Então, sim, eu odeio a biometria. Mas dessa vez eu não senti
ódio e sim meu coração se despedaçando. Porque não era uma velhinha qualquer
falando isso para mim, e sim uma velhinha igual a Nicette Bruno.
Eu quis morrer ali.
Estava quase sugerindo que “olha, eu ouvi vocês falando que
pretendiam incendiar um caixa eletrônico, e eu tenho um isqueiro aqui, vocês
podem ficar com ele”, mas a Nicette não participa de atos terroristas. Ela não
prega a violência de forma alguma. A Nicette apenas me disse:
– Aquele ali está livre, você pode tentar.
E eu fui. Morrendo de medo do negócio não funcionar comigo.
Porque se a biometria não funcionasse, o que eu iria dizer em casa? “Não
consegui sacar o dinheiro porque sou velho e não tenho mais impressões
digitais”. Pronto. A Esposa iria me levar em todos os médicos possíveis e eu
teria que dizer que a última vez que comi salada a moeda ainda era cruzado novo
e ouvir que meu colesterol está no mesmo nível de uma pessoa clinicamente
morta.
Minha vida iria acabar.
Coloquei o cartão rezando, respondi as dezenove perguntas
rezando e a máquina me mandou colocar o dedo. Obedeci da forma mais delicada do
mundo e...
TRANSAÇÃO APROVADA
Respirei fundo e peguei meu dinheiro. Quando me virei, estava disposto até a pedir desculpas para a Nicette pelo meu sucesso, mas ela apenas sorriu de forma sincera e disse:
– Que bom que você conseguiu!
Eu sorri de volta e dei boa sorte. E saí do banco me
sentindo... Não sei. Jovem. Como se eu tivesse a vida inteira pela frente, e
tempo suficiente para deixar minhas impressões digitais – que eu ainda tenho –
pelo mundo.
Mas isso durou menos trinta segundos, até eu perceber que
não estava mais conseguindo abrir o guarda-chuva. Porque talvez eu seja jovem o
suficiente para ter minhas impressões digitais, mas já sou velho o suficiente
para não conseguir aprender coisas novas.

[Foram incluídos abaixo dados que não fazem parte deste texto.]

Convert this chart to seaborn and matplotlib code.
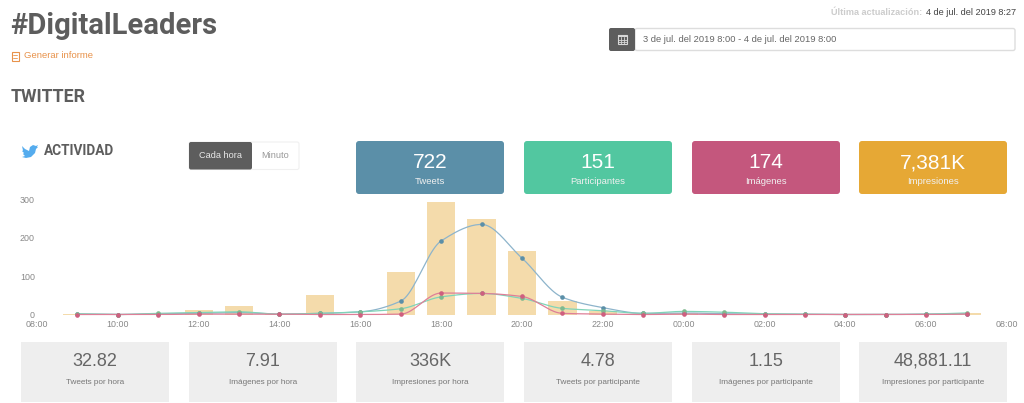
import numpy as np
import pandas as pd
import matplotlib
matplotlib.use("Agg")
import matplotlib.pyplot as plt
from matplotlib.patches import FancyBboxPatch, Rectangle, Polygon
import seaborn as sns

hours = list(range(9, 32))
impresiones = [2, 0, 1, 13, 21, 1, 50, 2, 110, 294, 248, 165, 35, 10, 2, 3, 2, 1, 1, 0, 0, 1, 3]
tweets = [1, 0, 2, 3, 5, 1, 3, 7, 35, 192, 235, 147, 45, 18, 3, 4, 2, 1, 1, 0, 0, 1, 2]
participantes = [2, 0, 3, 5, 7, 1, 3, 7, 15, 46, 55, 42, 16, 10, 3, 8, 6, 2, 1, 0, 0, 1, 4]
imagenes = [0, 0, 0, 1, 1, 1, 0, 0, 1, 56, 55, 47, 3, 1, 0, 1, 0, 0, 0, 0, 0, 0, 1]

tick_hours = list(range(8, 33, 2))
tick_labels = ["08:00", "10:00", "12:00", "14:00", "16:00", "18:00", "20:00",
               "22:00", "00:00", "02:00", "04:00", "06:00", "08:00"]

top_values = ["722", "151", "174", "7,381K"]
top_names = ["Tweets", "Participantes", "Imágenes", "Impresiones"]
top_colors = ["#5B8FA8", "#52C7A0", "#C4577D", "#E6A835"]
bottom_values = ["32.82", "7.91", "336K", "4.78", "1.15", "48,881.11"]
bottom_names = ["Tweets por hora", "Imágenes por hora", "Impresiones por hora",
                "Tweets por participante", "Imágenes por participante",
                "Impresiones por participante"]


def smooth(x, y, n=20):
    # monotone cubic between the read points, only for the look of the line
    x = np.asarray(x, float)
    y = np.asarray(y, float)
    d = np.diff(y) / np.diff(x)
    m = np.zeros(len(y))
    m[0], m[-1] = d[0], d[-1]
    for i in range(1, len(y) - 1):
        m[i] = 0 if d[i - 1] * d[i] <= 0 else 2 * d[i - 1] * d[i] / (d[i - 1] + d[i])
    xs, ys = [], []
    for i in range(len(x) - 1):
        t = np.linspace(0, 1, n, endpoint=False)
        h = x[i + 1] - x[i]
        xs.append(x[i] + t * h)
        ys.append((2 * t**3 - 3 * t**2 + 1) * y[i] + (t**3 - 2 * t**2 + t) * h * m[i]
                  + (-2 * t**3 + 3 * t**2) * y[i + 1] + (t**3 - t**2) * h * m[i + 1])
    return np.append(np.concatenate(xs), x[-1]), np.append(np.concatenate(ys), y[-1])


sns.set_theme(style="white")
plt.rcParams["font.family"] = ["Liberation Sans", "DejaVu Sans"]

W, H = 1024, 403
fig = plt.figure(figsize=(W / 100, H / 100), dpi=100, facecolor="white")

# page furniture, drawn in pixel coordinates
ui = fig.add_axes([0, 0, 1, 1])
ui.set_xlim(0, W)
ui.set_ylim(H, 0)
ui.axis("off")

dark = "#5D5D5D"
orange = "#E8924A"
ui.text(10, 26.5, "#DigitalLeaders", fontsize=21, fontweight="bold", family="Roboto",
        color=dark, va="center")
ui.text(24, 55.5, "Generar informe", fontsize=6.8, color=orange, va="center")
ui.add_patch(Rectangle((11.5, 51.5), 7, 9, fc="none", ec=orange, lw=0.8))
ui.plot([13, 17], [55, 55], color=orange, lw=0.6)
ui.plot([13, 17], [57.5, 57.5], color=orange, lw=0.6)
ui.text(11, 96.5, "TWITTER", fontsize=12.8, fontweight="bold", family="Roboto", color=dark, va="center")
ui.text(44, 151, "ACTIVIDAD", fontsize=9.8, fontweight="bold", family="Roboto", color=dark, va="center")
bird = [(22, 146), (25, 149), (29, 151), (30, 147), (33, 145), (36, 146), (38, 145),
        (37, 147), (38, 147), (36, 149), (35, 153), (31, 157), (26, 158), (22, 157),
        (25, 156), (23, 154), (24, 153), (22, 151), (23, 150.5)]
ui.add_patch(Polygon(bird, closed=True, fc="#55ACEE", ec="none"))

ui.text(922, 12.5, "Última actualización:", fontsize=6.6, fontweight="bold", color="#CCCCCC",
        ha="right", va="center")
ui.text(1016, 12.5, "4 de jul. del 2019 8:27", fontsize=6.6, color="#444444", ha="right", va="center")

ui.add_patch(FancyBboxPatch((635, 28.5), 380, 22, boxstyle="round,pad=0,rounding_size=2",
                            fc="white", ec="#DDDDDD", lw=1))
ui.add_patch(FancyBboxPatch((609, 28), 26, 23, boxstyle="round,pad=0,rounding_size=2",
                            fc=dark, ec="none"))
# calendar icon
ui.add_patch(Rectangle((618, 35), 9, 9, fc="none", ec="#D8D8D8", lw=0.8))
ui.add_patch(Rectangle((618, 35), 9, 2, fc="#D8D8D8", ec="none"))
for gx in [621, 624]:
    ui.plot([gx, gx], [37, 44], color="#D8D8D8", lw=0.6)
for gy in [39.5, 42]:
    ui.plot([618, 627], [gy, gy], color="#D8D8D8", lw=0.6)
ui.text(643, 39.5, "3 de jul. del 2019 8:00 - 4 de jul. del 2019 8:00", fontsize=6.75,
        color="#666666", va="center")

ui.add_patch(FancyBboxPatch((189, 142), 110, 27.5, boxstyle="round,pad=0,rounding_size=2",
                            fc="white", ec="#F0F0F0", lw=0.8))
ui.add_patch(FancyBboxPatch((189, 142), 63, 27.5, boxstyle="round,pad=0,rounding_size=2",
                            fc=dark, ec="none"))
ui.text(220.5, 156, "Cada hora", fontsize=6.6, color="#E8E8E8", ha="center", va="center")
ui.text(275.5, 156, "Minuto", fontsize=6.6, color="#999999", ha="center", va="center")

card_lefts = [356, 524, 692, 859]
for left, val, name, col in zip(card_lefts, top_values, top_names, top_colors):
    ui.add_patch(FancyBboxPatch((left, 141), 148, 53, boxstyle="round,pad=0,rounding_size=3",
                                fc=col, ec="none"))
    ui.text(left + 74, 163, val, fontsize=15, color="white", ha="center", va="center")
    ui.text(left + 74, 181.5, name, fontsize=6.8, color="#F0F0F0", ha="center", va="center")

stat_lefts = [21, 189, 356, 524, 692, 859]
for left, val, name in zip(stat_lefts, bottom_values, bottom_names):
    ui.add_patch(Rectangle((left, 342), 147.5, 60, fc="#EEEEEE", ec="none"))
    ui.text(left + 74, 361, val, fontsize=13, color="#666666", ha="center", va="center")
    ui.text(left + 74, 383, name, fontsize=5.9, color="#777777", ha="center", va="center")

# the chart itself
ax = fig.add_axes([37 / W, 1 - 314.5 / H, 970 / W, 115 / H])
ax.patch.set_alpha(0)
df = pd.DataFrame({"hora": hours, "impresiones": impresiones})
sns.barplot(data=df, x="hora", y="impresiones", native_scale=True, width=0.7,
            color="#F4DBAB", saturation=1, linewidth=0, ax=ax, zorder=1)

series = [(tweets, "#8DB4CB", "#5B8FA8"),
          (participantes, "#7FD4B8", "#7FB98F"),
          (imagenes, "#DE7F98", "#CF5F7F")]
for values, line_col, dot_col in series:
    xs, ys = smooth(hours, values)
    sns.lineplot(x=xs, y=ys, color=line_col, lw=0.9, ax=ax, zorder=3, estimator=None,
                 sort=False, clip_on=False)
    sns.scatterplot(x=hours, y=values, color=dot_col, s=11, linewidth=0, ax=ax, zorder=4,
                    clip_on=False)

ax.set_xlim(8, 32)
ax.set_ylim(0, 300)
ax.set_xticks(tick_hours)
ax.set_xticklabels(tick_labels)
ax.set_yticks([0, 100, 200, 300])
ax.set_xlabel("")
ax.set_ylabel("")
ax.tick_params(axis="both", length=0, labelsize=6.4, labelcolor="#888888")
ax.tick_params(axis="x", pad=4)
ax.tick_params(axis="y", pad=1.5)
sns.despine(ax=ax, left=True, bottom=True)

fig.savefig("out.png", dpi=100)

Aliás, pensando agora, acho que a Nicette estava até mais
inteira que eu. Certeza que até o final da semana minhas impressões digitais
vão desaparecer.
3 comentários:
Pô, eu adoro a biometria! Me sinto o Maxwell Smart! Mal posso esperar pra termos scanner de retina!
Melhor do que inventar outro apetrecho pra substituir o guarda-chuva, deviam inventar uma substância química que seria jogada no ar e parasse totalmente a chuva. Porque até capas de chuva, compridas até a canela, não nos deixam totalmente secos.
Agora, você precisa dar um jeito nessa sua velhofobia aí, hein!
Abração, Rob!
Hahahaha ri muito com o grupo Cocoon do Mal. Muito bom! Sinta-se jovem, meu caro Gordon. O que importa é a alma e o espírito jovem que move seus dedos para contar tantas histórias legais. :)
Eu nunca tinha pensado nessa questão da biometria para idosos. Quando você pensa que as coisas estão evoluindo é quando percebe que é só outra forma escrota do mundo excluir alguém.